Friday, February 10, 2012

On Becoming A Grandfather

Ten years ago today, Justin did something very special for me.
He made me a grandfather.

Becoming a grandfather is one of life's significant milestones – at least it was for me. It marked a mystical moment.

As I thought back over the accumulated memories of the parenting years, the struggles and the joys, the losses and the learnings and the on-going hopes and fears, these all faded into the background as his grandmother and I welcomed this new bundle of life into our growing family. Justin was – is – the future; we became the heritage past.

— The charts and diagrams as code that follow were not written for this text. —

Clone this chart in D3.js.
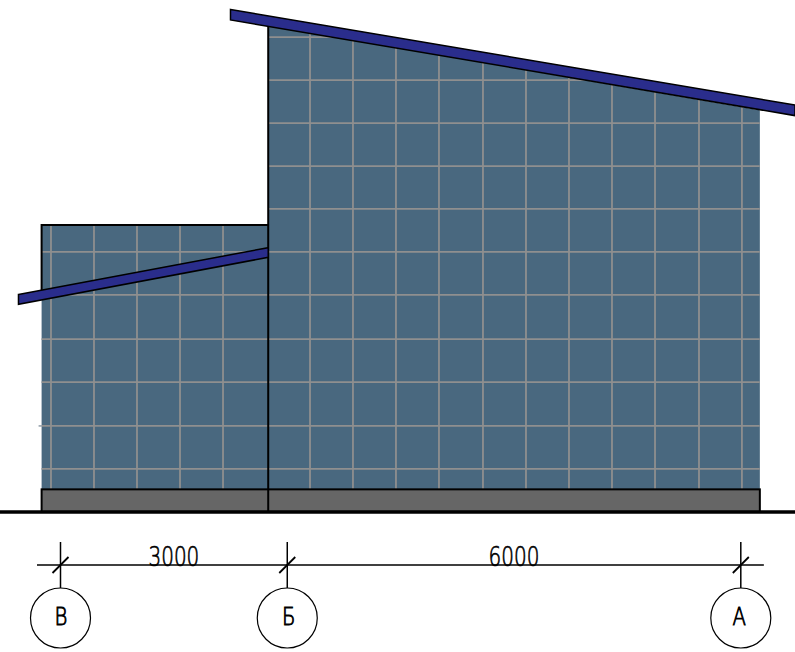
<!DOCTYPE html>
<html>
<head>
<meta charset="utf-8">
<script src="https://d3js.org/d3.v7.min.js"></script>
<style>
html, body { margin: 0; padding: 0; background: #fff; overflow: hidden; }
svg { display: block; }
text { font-family: "DejaVu Sans", sans-serif; fill: #000; text-anchor: middle; }
</style>
</head>
<body>
<div id="drawing"></div>
<script>
// all values in mm
var axisNames = ["В", "Б", "А"];
var axisPositions = [0, 3000, 9000];
var spanLabels = ["3000", "6000"];

var lowWallX = [-250, 2748];
var lowWallTop = 3800;
var highWallX = [2748, 9252];
var highWallTop = [6440, 5320];
var plinthHeight = 300;

var lowGridX = [-126, 443, 1012, 1581, 2150];
var lowGridY = [570, 1140, 1720, 2290, 2875, 3445];
var highGridX = [3301, 3869, 4438, 5007, 5589, 6158, 6727, 7296, 7865, 8447, 9015];
var highGridY = [570, 1140, 1720, 2290, 2875, 3445, 4015, 4580, 5150, 5720, 6290];
var gridStub = [-290, -250, 1140];

var upperRoofX = [2249, 9717, 9717, 2249];
var upperRoofY = [6656, 5391, 5250, 6517];
var lowerRoofX = [-556, 2748, 2748, -556];
var lowerRoofY = [2881, 3501, 3373, 2751];

var svgWidth = 795;
var svgHeight = 652;
var groundY = 512;
var dimY = 565;
var bubbleY = 618;
// letters are not quite centred in their bubbles
var nameShift = [0.5, 1.5, -1.5];

var svg = d3.select("#drawing")
    .append("svg")
    .attr("width", svgWidth)
    .attr("height", svgHeight);

// same scale on both directions, about 0.0755 px per mm
var xScale = d3.scaleLinear().domain([0, 9000]).range([60.5, 740.8]);
var yScale = d3.scaleLinear().domain([0, 6000]).range([groundY, groundY - 453]);

function polygonPath(xs, ys) {
    return d3.line().x(d => xScale(d[0])).y(d => yScale(d[1]))(d3.zip(xs, ys)) + "Z";
}

var lowWall = polygonPath(
    [lowWallX[0], lowWallX[1], lowWallX[1], lowWallX[0]],
    [0, 0, lowWallTop, lowWallTop]);
var highWall = polygonPath(
    [highWallX[0], highWallX[1], highWallX[1], highWallX[0]],
    [0, 0, highWallTop[1], highWallTop[0]]);

var defs = svg.append("defs");
defs.append("clipPath").attr("id", "lowClip").append("path").attr("d", lowWall);
defs.append("clipPath").attr("id", "highClip").append("path").attr("d", highWall);

// wall cladding
function drawWall(path, clipId, gridX, gridY) {
    svg.append("path").attr("d", path).attr("fill", "#49687f");

    var grid = svg.append("g")
        .attr("clip-path", `url(#${clipId})`)
        .attr("stroke", "#8f8f8f")
        .attr("stroke-width", 1.8);

    grid.selectAll(".v")
        .data(gridX)
        .enter()
        .append("line")
        .attr("x1", d => xScale(d))
        .attr("x2", d => xScale(d))
        .attr("y1", 0)
        .attr("y2", svgHeight);

    grid.selectAll(".h")
        .data(gridY)
        .enter()
        .append("line")
        .attr("x1", 0)
        .attr("x2", svgWidth)
        .attr("y1", d => yScale(d))
        .attr("y2", d => yScale(d));
}

drawWall(lowWall, "lowClip", lowGridX, lowGridY);
drawWall(highWall, "highClip", highGridX, highGridY);

// small overshoot of one grid line past the left wall
svg.append("line")
    .attr("x1", xScale(gridStub[0]))
    .attr("x2", xScale(gridStub[1]))
    .attr("y1", yScale(gridStub[2]))
    .attr("y2", yScale(gridStub[2]))
    .attr("stroke", "#8f9ba6")
    .attr("stroke-width", 1.5);

// outline of the low wall, only down to the roof on the left side
svg.append("path")
    .attr("d", d3.line()([
        [xScale(lowWallX[0]), yScale(lowerRoofY[0] + 50)],
        [xScale(lowWallX[0]), yScale(lowWallTop)],
        [xScale(lowWallX[1]), yScale(lowWallTop)]
    ]))
    .attr("fill", "none")
    .attr("stroke", "#000")
    .attr("stroke-width", 2);

// plinth
svg.append("rect")
    .attr("x", xScale(lowWallX[0]))
    .attr("y", yScale(plinthHeight))
    .attr("width", xScale(highWallX[1]) - xScale(lowWallX[0]))
    .attr("height", yScale(0) - yScale(plinthHeight))
    .attr("fill", "#666")
    .attr("stroke", "#000")
    .attr("stroke-width", 2);

// wall between the two volumes
svg.append("line")
    .attr("x1", xScale(highWallX[0]))
    .attr("x2", xScale(highWallX[0]))
    .attr("y1", yScale(highWallTop[0]))
    .attr("y2", yScale(0))
    .attr("stroke", "#000")
    .attr("stroke-width", 2);

// roofs
[[upperRoofX, upperRoofY], [lowerRoofX, lowerRoofY]].forEach(function (roof) {
    svg.append("path")
        .attr("d", polygonPath(roof[0], roof[1]))
        .attr("fill", "#2a2d8c")
        .attr("stroke", "#000")
        .attr("stroke-width", 1.5);
});

// ground
svg.append("line")
    .attr("x1", 0)
    .attr("x2", svgWidth)
    .attr("y1", yScale(0))
    .attr("y2", yScale(0))
    .attr("stroke", "#000")
    .attr("stroke-width", 3.5);

// dimension line, drawn as an axis
var dimScale = d3.scaleLinear()
    .domain([-311, 9305])
    .range([xScale(-311), xScale(9305)]);

var dimAxis = d3.axisBottom(dimScale)
    .tickValues(axisPositions)
    .tickSizeOuter(0)
    .tickFormat("")
    .offset(0);

var dimGroup = svg.append("g")
    .attr("transform", `translate(0, ${dimY})`)
    .call(dimAxis);

dimGroup.select(".domain").attr("stroke", "#000").attr("stroke-width", 1.5);
dimGroup.selectAll(".tick line")
    .attr("y1", -23)
    .attr("y2", bubbleY - 30 - dimY)
    .attr("stroke", "#000")
    .attr("stroke-width", 1.5);
dimGroup.selectAll(".tick")
    .append("line")
    .attr("x1", -8)
    .attr("x2", 8)
    .attr("y1", 8)
    .attr("y2", -8)
    .attr("stroke", "#000")
    .attr("stroke-width", 1.8);

// span labels sit between the gridline bubbles
spanLabels.forEach(function (label, i) {
    var mid = (xScale(axisPositions[i]) + xScale(axisPositions[i + 1])) / 2;
    svg.append("text")
        .attr("transform", `translate(${mid}, ${dimY + 1}) scale(0.74, 1)`)
        .attr("font-size", 27)
        .attr("font-weight", 200)
        .attr("stroke", "#000")
        .attr("stroke-width", 0.7)
        .text(label);
});

// bubbles
var bubbles = svg.selectAll(".bubble")
    .data(axisPositions)
    .enter()
    .append("g")
    .attr("class", "bubble")
    .attr("transform", d => `translate(${xScale(d)}, ${bubbleY})`);

bubbles.append("circle")
    .attr("r", 30)
    .attr("fill", "#fff")
    .attr("stroke", "#000")
    .attr("stroke-width", 1.2);

bubbles.append("text")
    .attr("transform", (d, i) => `translate(${nameShift[i]}, 7) scale(0.82, 1)`)
    .attr("font-size", 24)
    .attr("font-weight", 200)
    .attr("stroke", "#000")
    .attr("stroke-width", 0.9)
    .text((d, i) => axisNames[i]);
</script>
</body>
</html>
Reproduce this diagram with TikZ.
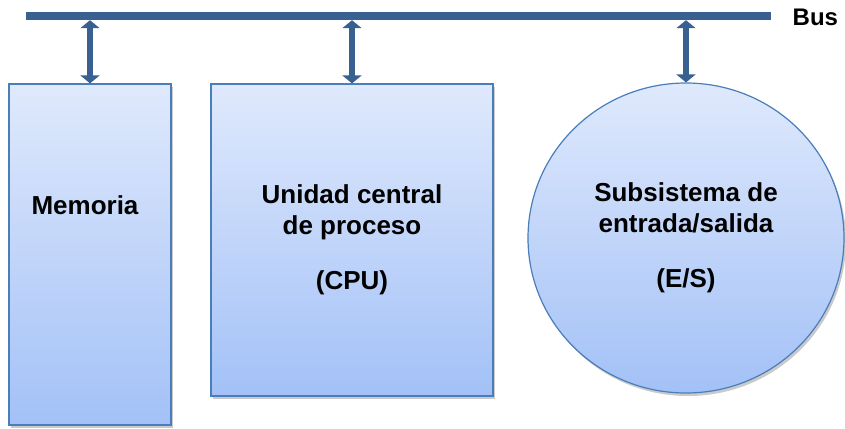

Becoming a grandparent doubles your generational reach into the future. The marvel and mystery of a first-time parent looking at their own flesh-and-blood child, that was still there, though not as intensely as three decades earlier. But this time there was a wider, deeper joy, because I was so much more invested in the lives of everyone in that room. That feeling of privilege and wonder only increases with time.

Speaking about the majesty of God’s creation, Psalm 8 sings about children and infants embodying the mystery of God’s strength and silencing critics.

I wrote in my journal about the mystery wrapped in the helplessness of a new-born, his total dependency interwoven with his exquisite latent capabilities. Only hours old and instinctively grasping a finger, I imagined that little hand one day strumming a guitar or dribbling a basketball. Today, ten years later, those latent capacities are shaping a karate kid, an athlete and a scholar.

Happy Birthday, Justin. I’m one proud and lucky Grandpa – and I know your Grandma Knight would have made you a baseball-glove cake with ten candles to celebrate today.